What I mean by this is that we must compile the various standpoint-bound viewpoints in order to uncover a description within which all the partial viewpoints can be seen as authentic and so ‘truthful’. The view from everywhere—the common denominator of the partial views—is a deeper, more objective truth than any of the partial truths. It is a goal towards which we can constantly move, even if it is never quite achieved.
I have illustrated this through considering the varying perspectives on a room taken by observers located at various points within it. Each person sees the room from a different vantage point and judges lengths and angles from their own particular position. An objective description of the room as a cuboid with 90-degree angles makes sense of the partial descriptions given by the observers. Such a description is, in practice, made by each observer as he or she adjusts their mental image of the room on the basis of their past experience of visual illusions. It could, of course, be constructed by a scientific observer who compiles and synthesises the varying viewpoints and seeks a detached solution that can reconcile them. This is, in fact, what happens in the more complex situations in which scientists typically find themselves. They devise models of reality that ‘work’: models that allow practical and experimental interventions that have the consequences predicted by the model.
Similar considerations, I have suggested, apply in social science. An objective and truthful scientific description of a social structure is an imaginative construct that allows the variously located participants to understand their own sense of social structure as an authentic but partial feature of their location within that structure. This is not, it must be noted, a consensus theory of truth. The argument is based on the pragmatist position that the truth value of a description is judged by its practical consequences for the actions and experiences of the participants.

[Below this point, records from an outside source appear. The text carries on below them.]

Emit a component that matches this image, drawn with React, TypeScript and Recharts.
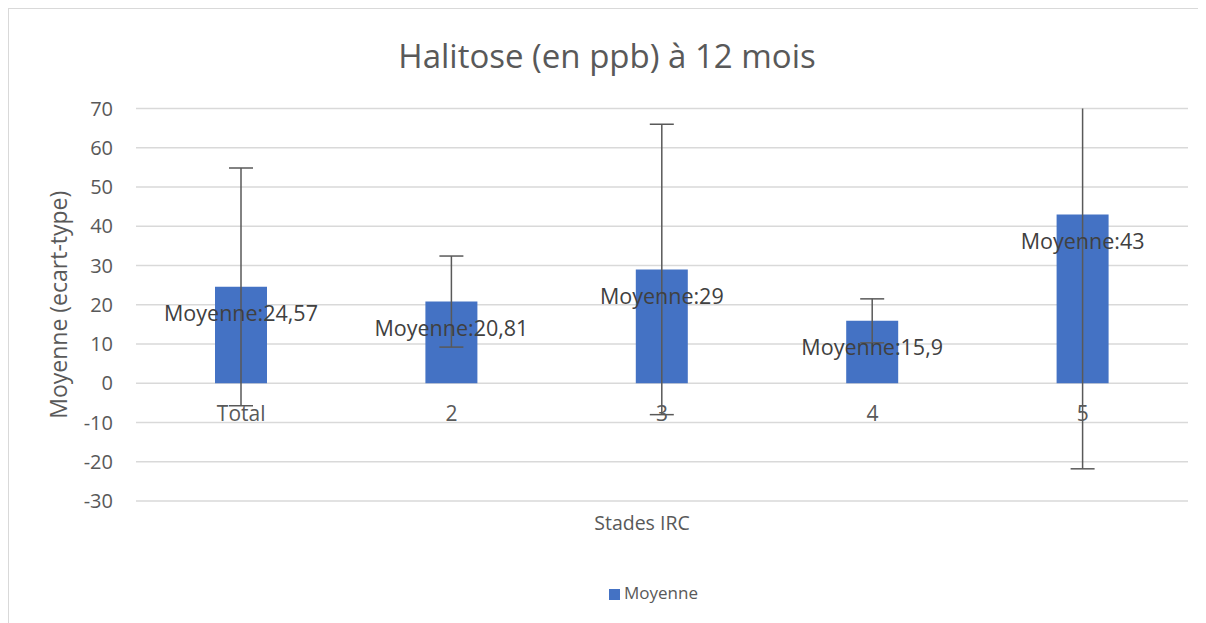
import React from "react";
import {
  BarChart,
  Bar,
  XAxis,
  YAxis,
  CartesianGrid,
  ErrorBar,
  LabelList,
  Legend,
} from "recharts";

// values
const stades = ["Total", "2", "3", "4", "5"];
const moyennes = [24.57, 20.81, 29, 15.9, 43];
const ecartTypes = [30.3, 11.6, 37, 5.6, 64.8];
const yTicks = [-30, -20, -10, 0, 10, 20, 30, 40, 50, 60, 70];

const Y_MIN = -30;
const Y_MAX = 70;
const W = 1196;
const H = 612;
const M = { top: 99.5, right: 17, left: 0, bottom: 30 };
const Y_AXIS_W = 127;
const X_AXIS_H = 60;
const LEGEND_H = 30;
const PLOT_H = H - M.top - M.bottom - X_AXIS_H - LEGEND_H;
const TEXT = "#595959";
const FONT = "'Open Sans', sans-serif";

const data = stades.map((name, i) => ({
  name,
  moyenne: moyennes[i],
  sd: ecartTypes[i],
}));

const fmt = (v: any) => `Moyenne:${String(v).replace(".", ",")}`;

// Excel puts the category labels next to the zero line, not at the bottom
const CategoryTick = (props: any) => {
  const { x, y, payload } = props;
  const zeroY = y - (PLOT_H * (0 - Y_MIN)) / (Y_MAX - Y_MIN);
  return (
    <text x={x} y={zeroY + 38} textAnchor="middle" fill={TEXT} fontSize={21}>
      {payload.value}
    </text>
  );
};

export default function App() {
  return (
    <div
      style={{
        position: "relative",
        width: W,
        height: 620,
        border: "1px solid #d9d9d9",
        fontFamily: FONT,
        background: "#fff",
      }}
    >
      {/* error bars are cut at the plot edge, as in Excel */}
      <style>{`.recharts-errorBar { clip-path: url(#plot-clip); }`}</style>
      <svg width={0} height={0} style={{ position: "absolute" }}>
        <defs>
          <clipPath id="plot-clip">
            <rect
              x={Y_AXIS_W}
              y={M.top}
              width={W - Y_AXIS_W - M.right}
              height={PLOT_H}
            />
          </clipPath>
        </defs>
      </svg>
      <div
        style={{
          position: "absolute",
          top: 24,
          left: 0,
          width: "100%",
          textAlign: "center",
          fontSize: 33,
          color: TEXT,
        }}
      >
        Halitose (en ppb) à 12 mois
      </div>
      <BarChart width={W} height={H} data={data} margin={M} barSize={52}>
        <CartesianGrid vertical={false} stroke="#d9d9d9" strokeWidth={1.5} />
        <XAxis
          dataKey="name"
          axisLine={false}
          tickLine={false}
          tickSize={0}
          tickMargin={0}
          height={X_AXIS_H}
          tick={<CategoryTick />}
          label={{
            value: "Stades IRC",
            position: "insideTop",
            offset: 15,
            dx: -20,
            fill: TEXT,
            fontSize: 19.5,
          }}
        />
        <YAxis
          width={Y_AXIS_W}
          domain={[Y_MIN, Y_MAX]}
          ticks={yTicks}
          allowDataOverflow
          axisLine={false}
          tickLine={false}
          tickSize={0}
          tickMargin={23}
          tick={{ fill: TEXT, fontSize: 20 }}
          label={{
            value: "Moyenne (ecart-type)",
            angle: -90,
            position: "center",
            dx: -14,
            fill: TEXT,
            fontSize: 23,
          }}
        />
        <Legend
          verticalAlign="bottom"
          height={LEGEND_H}
          iconType="square"
          iconSize={11}
          wrapperStyle={{ top: 572, left: 93, width: 1113 }}
          formatter={(v: any) => (
            <span style={{ color: TEXT, fontSize: 17 }}>{v}</span>
          )}
        />
        <Bar
          dataKey="moyenne"
          name="Moyenne"
          fill="#4472c4"
          isAnimationActive={false}
        >
          <ErrorBar
            dataKey="sd"
            width={12}
            stroke="#595959"
            strokeWidth={1.5}
            isAnimationActive={false}
          />
          <LabelList
            dataKey="moyenne"
            position="insideTop"
            offset={19}
            formatter={fmt}
            fill="#404040"
            fontSize={21.5}
          />
        </Bar>
      </BarChart>
    </div>
  );
}
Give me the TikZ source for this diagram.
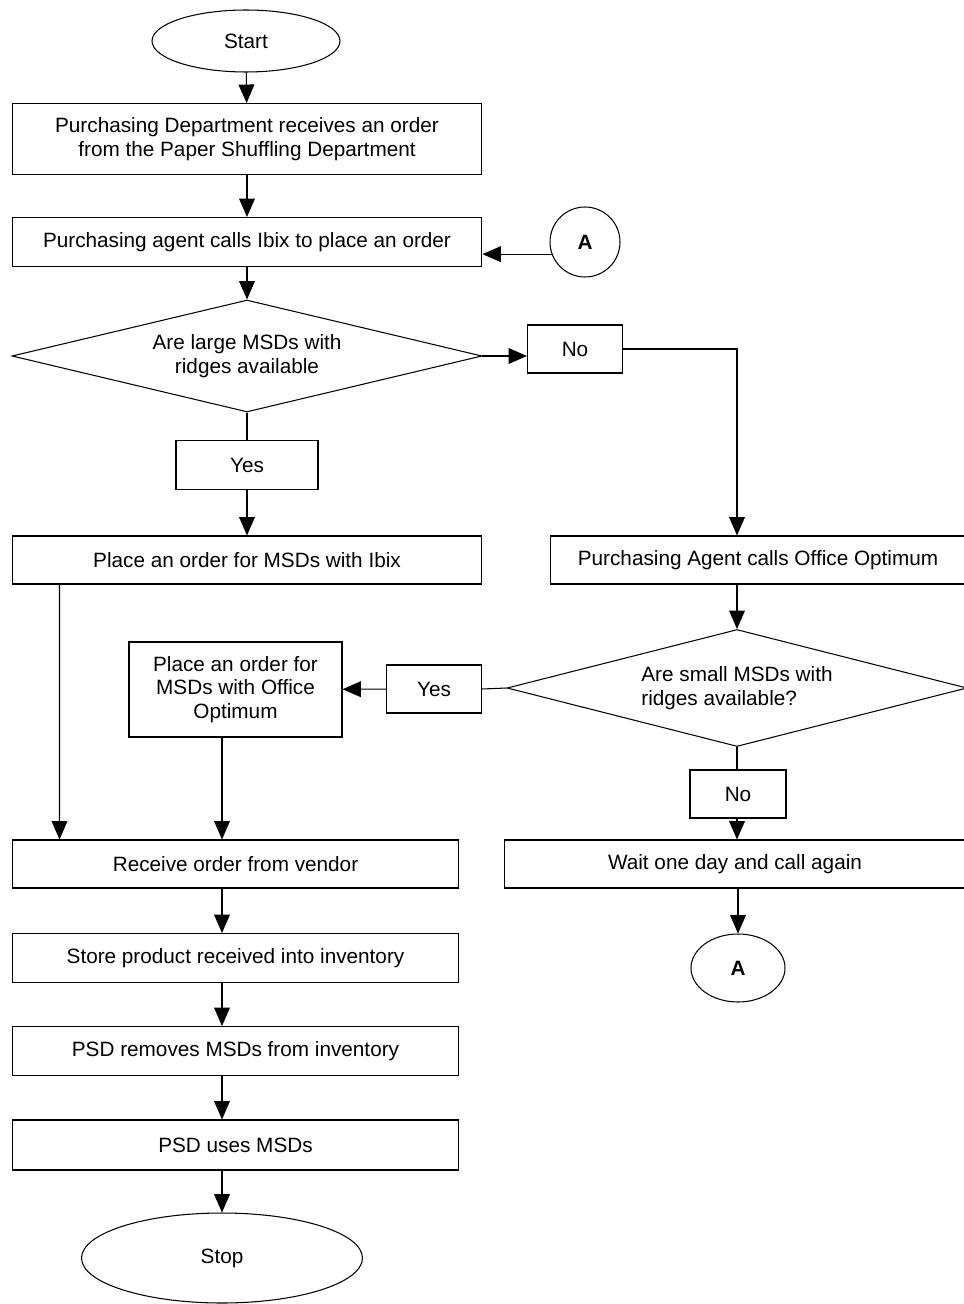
\documentclass[tikz,border=0pt]{standalone}
\usepackage{fontspec}
\setmainfont{Liberation Sans}
\usetikzlibrary{shapes.geometric,arrows.meta}

\tikzset{
  process/.style={draw, rectangle, align=center, inner sep=1pt},
  decision/.style={draw, diamond, aspect=4, inner sep=0pt},
  terminal/.style={draw, ellipse, inner sep=0pt},
  answer/.style={draw, rectangle, minimum width=1.9cm, minimum height=0.96cm, inner sep=0pt},
  connector/.style={draw, ellipse, inner sep=0pt, font=\fontsize{11.8}{14}\selectfont\bfseries},
  arrow/.style={-{Triangle[width=9pt,length=10.5pt]}}
}

\begin{document}
\begin{tikzpicture}[x=0.02cm, y=-0.02cm, line width=0.6pt,
    every node/.style={font=\fontsize{11.8}{13.5}\selectfont}]

      \useasboundingbox (0,0) rectangle (963,1304);

      % Start and first steps
      \node[terminal, minimum width=3.76cm, minimum height=1.24cm] (start) at (246,41) {Start};
      \node[process, minimum width=9.4cm, minimum height=1.42cm] (order) at (247,139)
        {Purchasing Department receives an order\\from the Paper Shuffling Department};
      \node[process, minimum width=9.4cm, minimum height=0.98cm] (callIbix) at (247,242)
        {Purchasing agent calls Ibix to place an order};
      \node[connector, minimum width=1.4cm, minimum height=1.4cm] (A-1) at (585,242) {A};

      % Large MSDs
      \node[decision, minimum width=9.4cm, minimum height=2.24cm, align=center] (large) at (247,356)
        {Are large MSDs with\\ridges available};
      \node[answer] (noLarge) at (575,349) {No};
      \node[answer, minimum width=2.84cm, minimum height=0.98cm] (yesLarge) at (247,465) {Yes};
      \node[process, minimum width=9.4cm, minimum height=0.96cm] (orderIbix) at (247,560)
        {Place an order for MSDs with Ibix};
      \node[process, minimum width=8.32cm, minimum height=0.96cm] (callOffice) at (758,560)
        {Purchasing Agent calls Office Optimum};

      % Small MSDs
      \node[decision, minimum width=9.2cm, minimum height=2.34cm, align=left] (small) at (737,688)
        {Are small MSDs with\\ridges available?};
      \node[answer] (yesSmall) at (434,689) {Yes};
      \node[process, minimum width=4.26cm, minimum height=1.9cm] (orderOffice) at (235.5,689.5)
        {Place an order for\\MSDs with Office\\Optimum};
      \node[answer, minimum width=1.92cm] (noSmall) at (738,794) {No};
      \node[process, minimum width=9.24cm, minimum height=0.96cm] (wait) at (735,864)
        {Wait one day and call again};
      \node[connector, minimum width=1.88cm, minimum height=1.36cm] (A-2) at (738,968) {A};

      % Receiving and use
      \node[process, minimum width=8.94cm, minimum height=0.96cm] (receive) at (235.5,864)
        {Receive order from vendor};
      \node[process, minimum width=8.94cm, minimum height=0.98cm] (store) at (235.5,958)
        {Store product received into inventory};
      \node[process, minimum width=8.94cm, minimum height=0.98cm] (removes) at (235.5,1051)
        {PSD removes MSDs from inventory};
      \node[process, minimum width=8.94cm, minimum height=1.0cm] (uses) at (235.5,1145)
        {PSD uses MSDs};
      \node[terminal, minimum width=5.62cm, minimum height=1.8cm] (stop) at (222,1258) {Stop};

      % Connecting steps
      \draw[arrow] (start) -- (order);
      \draw[arrow] (order) -- (callIbix);
      \draw[arrow] (callIbix) -- (large);
      \draw[arrow] (A-1.200) -- (A-1.200 -| callIbix.east);
      \draw[arrow] (large.east) -- (noLarge.west |- large.east);
      \draw[arrow] (noLarge.east) -| (small.north |- callOffice.north);
      \draw (large.south) -- (yesLarge.north);
      \draw[arrow] (yesLarge) -- (orderIbix);
      \draw[arrow] (small.north |- callOffice.south) -- (small.north);
      \draw (small.west) -- (yesSmall.east);
      \draw[arrow] (yesSmall) -- (orderOffice);
      \draw (small.south) -- (noSmall.north -| small.south);
      \draw[arrow] (noSmall.south -| small.south) -- (small.south |- wait.north);
      \draw[arrow] (wait.south -| A-2.north) -- (A-2.north);
      \draw[arrow] ([xshift=0.96cm]orderIbix.south west) -- ([xshift=0.96cm]receive.north west);
      \draw[arrow] (orderOffice.south -| stop.north) -- (receive.north -| stop.north);
      \draw[arrow] (receive.south -| stop.north) -- (store.north -| stop.north);
      \draw[arrow] (store.south -| stop.north) -- (removes.north -| stop.north);
      \draw[arrow] (removes.south -| stop.north) -- (uses.north -| stop.north);
      \draw[arrow] (uses.south -| stop.north) -- (stop.north);

\end{tikzpicture}
\end{document}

Scientific detachment, of course, can never be complete: that would be to claim the view from nowhere. Scientific detachment can only ever be partial and so our truth claims are contestable, not least by those whose viewpoints have been synthesised. The search for objectivity is an ongoing quest, reflecting a continual drive for detachment from social interests and values and from the limitations of the human sensory apparatus. This becomes possible to the extent that science is organised as an open society, an intersubjective community based on the free and open search for agreement.
The question arises, then, of whether similar principles can apply to the moral and political judgements that we make about those social structures. It is certainly possible for us to map a universe of moral ideas from which various different moral positions can be derived. For example, Talcott Parsons argued that the diverse forms of cultural reasoning could be understood in relation to a set of ‘pattern variables’ describing the dilemmas of choice faced by people when they make moral judgements. However, it does not seem possible to resolve moral disputes in this way.
It is simply not possible to say with any degree of objectivity or truth that a male standpoint is preferable to a female standpoint, that a Western standpoint is better than the Chinese standpoint, or even that liberalism is better than conservatism. As Max Weber argued, while ‘value-relevant’ statements may be assessed for their truth, value judgments always involve a clash of warring principles between which there can be no objective choice. Despite this, however, there is a sense in which some aspects of the principles I have set out can be applied to moral and political discourse.
Value choices are typically made unreflectively with an unthinking acceptance of the particular values into which a person is born and subsequently socialised. People are rarely aware of alternative ways of thinking or acting: they act habitually ands justify their actions as customary or traditional. Radical existentialism rejects this, holding that humans always have the ability to choose otherwise, to make a free, willed choice, and to ignore or abnegate this is a sign of ‘bad faith’. Humans must act freely and take responsibility for their freely chosen acts. Such action requires that people detach themselves from their taken-for-granted values and consider a full range of alternatives, establishing a new standpoint of decision, unique to themselves, from which they can take full responsibility.
But how is such existential detachment to be achieved? It cannot be achieved in isolation but through engagement and dialogue with other cultural traditions and value positions. There must be a critical and questioning engagement with others, respecting their differences in order to understand the principles and priorities that guide their choices. It is through such critical but respectful dialogue that we can steer a way through the moral maze.
The aim of this dialogue is not to achieve a view from everywhere, an objectively valid moral position: we have seen that that is impossible. Rather, it is to engage in a reasoned assessment of moral alternatives in order to establish the best possible foundation for our own choices, while respecting the choices of those who have engaged in a similar dialogue from their differing standpoints. This is unlikely to result in a moral consensus, but it can reduce the gulf that separates moral standpoints and provide the basis for a compromise around solutions to practical problems that maximise the informed satisfaction of the participants.
This must apply at all levels of a political system and is the basis on which a representative democracy must work. Where populist leaders and delegates rely on the majority views of largely uninformed masses, the democratic representative must listen to and engage with all expressed positions, assessing the varying strengths of support formed within informed constituencies. The representative must then make their own informed decision on the basis of their dialogue.
Of course, the view expressed here might be said to be a ‘Western’ point of view. It is, however, a view whose adherents are willing to engage in precisely such a dialogue with others about the foundations of their argument and so to pull themselves up by their own bootstraps.